Professional Photo Management with the Power of Open Source

digiKam Fuzzy Search Tools Under Construction

by digiKam

One month ago, with Marcel, we have worked on a new sets of Search Tools in digiKam for KDE4, called Fuzzy Search

During my digiKam presentation at LGM2008 i have introduced the concept to be able to search duplicates items around the whole collection of photos. But the concept is not just limited to find the similars photos by using copy, it even allows user to drawn a sketch of photo what user memories and shows photos what has similar shapes and colors as on sketch.

This is not a new concept in fact. An old program for Linux named ImgSeek provide already this feature. By my opinion, it's time to update old interface of ImgSeek and make it more suitable for end users by implementing the technology into digiKam.

The way how we are be able to search photos, looks great for me. It's very fast, and give pertinent results with my huge collection of photos under ImgSeek (it took over one hour to learn how the old GUI worked). This is why we have decided to study the Fast Multiresolution Image Querying paper which describe how to implement these features in digiKam. The core of the method is based on image fingerprints computed with Haar wavelets theory.

During one month, we have backported the fingerprints generator C++ code from ImgSeek to digiKam.
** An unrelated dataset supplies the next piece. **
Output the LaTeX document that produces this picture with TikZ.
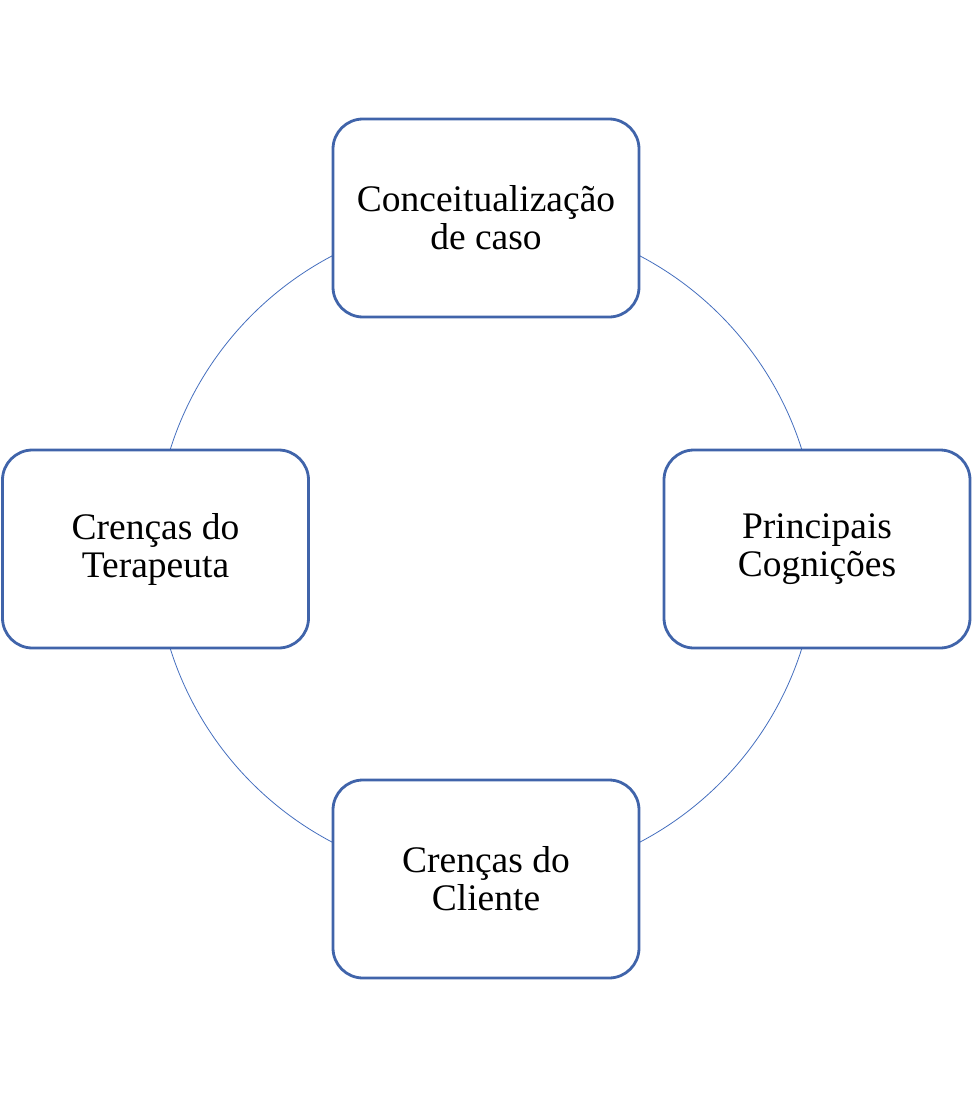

For performance reason, only this part is written in pure C++ in ImgSeek, all the rest of the program is written in Python. We reviewed the algorithm and rewritted the code using Qt API and we have included new interface for it, so digiKam is able to record and retrieve finterprints from database. Like ImgSeek do not use a SQL database as digiKam, but a serialized and customized binary file to host finterprint data, we have changed the algorithm to be compatible with an SQL database.

Like you can see on the both videos below, Fuzzy Search is implemented on unstable code for KDE4:

The first video is a Sketch Search tool in action. The editor itself is very simple to use, you only select the color and size of the brush and then you draw the template to sketch area. The second video is a tool dedicated to find similar photos by using a reference photo. The whole collection is scanned to find dublicates. The results are given in a real time using digiKams search KIO-slave. And both tools gives the results very fast from database (my collection of photos include around 10.000 photos and runs on double core CPU with 10Gb of RAM).

The other tool is under development but not yet suitable to find all duplicates photos from your collections. It will work like the old kipi-plugin "find duplicates" and it gives a list of all candidates. The advantage on current solution is the re-usage of digiKam icon view and the sidebar, and not a separated dialog: so integration and usability is better with the rest of digiKam..

In the future, we will introduce a new config to set the level of relevance of matches from database, and to display these values on the icon view. An undo/redo operation for sketch editor will be greated too.

tineye integration

Do you think in the future you could implement a plugin to search for usage of your images on the web? I am thinking something along the lines of what tineye offers


Tineye sound like a great

Tineye sound like a great tool, but it's free to use ? There is an api for developpers ?


I was already excited about

I was already excited about this feature but I had expected it to be initially fairly undeveloped. However, ImgSeek appears to be pretty powerful, I'll be very pleased if all of that functionality finds it's way into DigiKam.

Good work.

Always nice to have videos to watch too.

ps your captchas are too damn hard.

i second that. I wanted to

i second that. I wanted to comment something earlier but didnt manage to get past the captcha and then i lost interest to do so

Captcha settings

Captcha settings fixed...


Captcha problems?

The captcha protection is bretty hard but not too hard, tought it could set little easier but I see it's fine now :-)